» Data shown
####

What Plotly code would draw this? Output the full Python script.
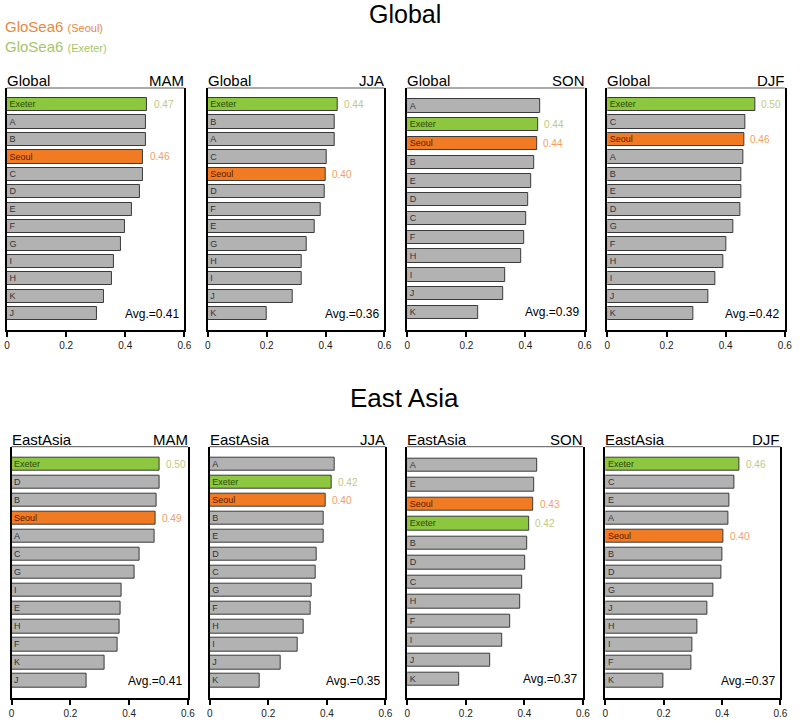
import plotly.graph_objects as go

# ---------------- data ----------------
regions = ["Global", "EastAsia"]
seasons = ["MAM", "JJA", "SON", "DJF"]

g_mam_labels = ["Exeter", "A", "B", "Seoul", "C", "D", "E", "F", "G", "I", "H", "K", "J"]
g_mam_values = [0.474, 0.471, 0.469, 0.461, 0.460, 0.449, 0.423, 0.399, 0.385, 0.363, 0.355, 0.329, 0.304]
g_jja_labels = ["Exeter", "B", "A", "C", "Seoul", "D", "F", "E", "G", "H", "I", "J", "K"]
g_jja_values = [0.440, 0.432, 0.431, 0.404, 0.401, 0.398, 0.384, 0.364, 0.335, 0.320, 0.319, 0.289, 0.201]
g_son_labels = ["A", "Exeter", "Seoul", "B", "E", "D", "C", "F", "H", "I", "J", "K"]
g_son_values = [0.449, 0.442, 0.439, 0.431, 0.419, 0.409, 0.401, 0.396, 0.386, 0.333, 0.324, 0.241]
g_djf_labels = ["Exeter", "C", "Seoul", "A", "B", "E", "D", "G", "F", "H", "I", "J", "K"]
g_djf_values = [0.499, 0.467, 0.462, 0.461, 0.454, 0.453, 0.449, 0.425, 0.401, 0.393, 0.366, 0.340, 0.290]

e_mam_labels = ["Exeter", "D", "B", "Seoul", "A", "C", "G", "I", "E", "H", "F", "K", "J"]
e_mam_values = [0.503, 0.502, 0.492, 0.491, 0.488, 0.437, 0.417, 0.373, 0.372, 0.366, 0.359, 0.316, 0.255]
e_jja_labels = ["A", "Exeter", "Seoul", "B", "E", "D", "C", "G", "F", "H", "I", "J", "K"]
e_jja_values = [0.427, 0.416, 0.396, 0.390, 0.389, 0.364, 0.363, 0.347, 0.346, 0.320, 0.301, 0.244, 0.169]
e_son_labels = ["A", "E", "Seoul", "Exeter", "B", "D", "C", "H", "F", "I", "J", "K"]
e_son_values = [0.444, 0.433, 0.431, 0.416, 0.411, 0.404, 0.391, 0.384, 0.352, 0.325, 0.283, 0.176]
e_djf_labels = ["Exeter", "C", "E", "A", "Seoul", "B", "D", "G", "J", "H", "I", "F", "K"]
e_djf_values = [0.459, 0.441, 0.424, 0.423, 0.404, 0.401, 0.396, 0.370, 0.348, 0.315, 0.298, 0.294, 0.200]

averages = [0.41, 0.36, 0.39, 0.42, 0.41, 0.35, 0.37, 0.37]
x_ticks = [0, 0.2, 0.4, 0.6]
x_tick_labels = ["0", "0.2", "0.4", "0.6"]

panels = [
    ("Global", "MAM", g_mam_labels, g_mam_values),
    ("Global", "JJA", g_jja_labels, g_jja_values),
    ("Global", "SON", g_son_labels, g_son_values),
    ("Global", "DJF", g_djf_labels, g_djf_values),
    ("EastAsia", "MAM", e_mam_labels, e_mam_values),
    ("EastAsia", "JJA", e_jja_labels, e_jja_values),
    ("EastAsia", "SON", e_son_labels, e_son_values),
    ("EastAsia", "DJF", e_djf_labels, e_djf_values),
]

# ---------------- layout geometry ----------------
W, H = 800, 723
x_px = [(4, 183.7), (207.3, 386.3), (409.3, 589), (612, 791.7),
        (8.7, 187.3), (209.3, 387.3), (409.3, 587.3), (610, 787.3)]
y_px = [(88, 330)] * 4 + [(446.7, 697.7)] * 4

GRAY = "#b2b2b2"
GREEN = "#8dc63f"
ORANGE = "#f07b23"
SANS = "Liberation Sans, Arial, Helvetica"

fig = go.Figure()
annotations = []
shapes = []
layout_axes = {}

for i, (region, season, labels, values) in enumerate(panels):
    k = i + 1
    xa = "x" if k == 1 else f"x{k}"
    ya = "y" if k == 1 else f"y{k}"
    n = len(labels)
    colors = [GREEN if l == "Exeter" else ORANGE if l == "Seoul" else GRAY for l in labels]
    tcolors = ["#2a4a0a" if l == "Exeter" else "#5a1800" if l == "Seoul" else "#333333" for l in labels]
    ypos = list(range(n))
    span_px = y_px[i][1] - y_px[i][0]
    step_px = span_px / (n + 0.9)
    bw = 13.3 / step_px
    fig.add_trace(go.Bar(
        x=values, y=ypos, orientation="h",
        marker=dict(color=colors, line=dict(color="#3a3a3a", width=1)),
        width=bw,
        text=labels, textposition="inside", insidetextanchor="start", textangle=0,
        textfont=dict(size=9, color=tcolors, family=SANS),
        constraintext="none",
        xaxis=xa, yaxis=ya, showlegend=False, hoverinfo="x+text",
    ))
    x0, x1 = x_px[i]
    y0, y1 = y_px[i]
    layout_axes["xaxis" if k == 1 else f"xaxis{k}"] = dict(
        domain=[x0 / W, x1 / W], anchor=ya, range=[0, 0.6],
        tickvals=x_ticks, ticktext=x_tick_labels, ticks="outside", ticklen=5,
        tickwidth=1.5, tickcolor="black", showline=True, linewidth=2, linecolor="black",
        showgrid=False, zeroline=False, tickfont=dict(size=10, color="#222", family=SANS),
        fixedrange=True,
    )
    layout_axes["yaxis" if k == 1 else f"yaxis{k}"] = dict(
        domain=[1 - y1 / H, 1 - y0 / H], anchor=xa, range=[n - 1 + 0.94, -0.96],
        showticklabels=False, ticks="", showgrid=False, zeroline=False,
        showline=True, mirror=True, linewidth=2, linecolor="black", fixedrange=True,
    )
    # top border (thin)
    shapes.append(dict(type="line", xref=f"{xa} domain", yref=f"{ya} domain",
                       x0=0, x1=1, y0=1, y1=1, line=dict(color="#555", width=1)))
    # panel titles
    annotations.append(dict(text=region, xref=f"{xa} domain", yref=f"{ya} domain",
                            x=0, y=1, xanchor="left", yanchor="bottom", yshift=-3, xshift=-2,
                            showarrow=False, font=dict(size=15, family=SANS, color="black")))
    annotations.append(dict(text=season, xref=f"{xa} domain", yref=f"{ya} domain",
                            x=1, y=1, xanchor="right", yanchor="bottom", yshift=-3, xshift=2,
                            showarrow=False, font=dict(size=15, family=SANS, color="black")))
    # average
    annotations.append(dict(text=f"Avg.={averages[i]:.2f}", xref=xa, yref=ya,
                            x=0.587, y=n - 1, xanchor="right", yanchor="middle",
                            showarrow=False, font=dict(size=12, family=SANS, color="black")))
    # value labels for Exeter / Seoul
    for lab, val, yy in zip(labels, values, ypos):
        if lab in ("Exeter", "Seoul"):
            annotations.append(dict(text=f"{val:.2f}", xref=xa, yref=ya,
                                    x=val + 0.015, y=yy, xanchor="left", yanchor="middle",
                                    showarrow=False,
                                    font=dict(size=10, family=SANS,
                                              color="#c2c87e" if lab == "Exeter" else "#f0a060")))

# main titles
annotations.append(dict(text="Global", xref="paper", yref="paper", x=407 / W, y=1 - 14 / H,
                        xanchor="center", yanchor="middle", showarrow=False,
                        font=dict(size=25, family=SANS, color="black")))
annotations.append(dict(text="East Asia", xref="paper", yref="paper", x=407 / W, y=1 - 398 / H,
                        xanchor="center", yanchor="middle", showarrow=False,
                        font=dict(size=26, family=SANS, color="black")))
# legend texts
annotations.append(dict(text="GloSea6 <span style='font-size:11px'>(Seoul)</span>",
                        xref="paper", yref="paper", x=0, y=1 - 27 / H,
                        xanchor="left", yanchor="middle", showarrow=False,
                        font=dict(size=15, family=SANS, color="#e8883c")))
annotations.append(dict(text="GloSea6 <span style='font-size:11px'>(Exeter)</span>",
                        xref="paper", yref="paper", x=0, y=1 - 47 / H,
                        xanchor="left", yanchor="middle", showarrow=False,
                        font=dict(size=15, family=SANS, color="#a8c46a")))

fig.update_layout(
    width=W, height=H, margin=dict(l=0, r=0, t=0, b=0),
    paper_bgcolor="white", plot_bgcolor="white",
    annotations=annotations, shapes=shapes, bargap=0,
    **layout_axes,
)

fig.write_html("out.html", config={"displayModeBar": False},
               post_script="document.body.style.margin='0';document.body.style.overflow='hidden';")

####

» Description of the task
From the top of the listing above, repeat each line exactly until you reach the line containing "0.366, 0.340, 0.290]", and repeat that one too. Leave the pictures out.

» Written answer
What Plotly code would draw this? Output the full Python script.
import plotly.graph_objects as go

# ---------------- data ----------------
regions = ["Global", "EastAsia"]
seasons = ["MAM", "JJA", "SON", "DJF"]

g_mam_labels = ["Exeter", "A", "B", "Seoul", "C", "D", "E", "F", "G", "I", "H", "K", "J"]
g_mam_values = [0.474, 0.471, 0.469, 0.461, 0.460, 0.449, 0.423, 0.399, 0.385, 0.363, 0.355, 0.329, 0.304]
g_jja_labels = ["Exeter", "B", "A", "C", "Seoul", "D", "F", "E", "G", "H", "I", "J", "K"]
g_jja_values = [0.440, 0.432, 0.431, 0.404, 0.401, 0.398, 0.384, 0.364, 0.335, 0.320, 0.319, 0.289, 0.201]
g_son_labels = ["A", "Exeter", "Seoul", "B", "E", "D", "C", "F", "H", "I", "J", "K"]
g_son_values = [0.449, 0.442, 0.439, 0.431, 0.419, 0.409, 0.401, 0.396, 0.386, 0.333, 0.324, 0.241]
g_djf_labels = ["Exeter", "C", "Seoul", "A", "B", "E", "D", "G", "F", "H", "I", "J", "K"]
g_djf_values = [0.499, 0.467, 0.462, 0.461, 0.454, 0.453, 0.449, 0.425, 0.401, 0.393, 0.366, 0.340, 0.290]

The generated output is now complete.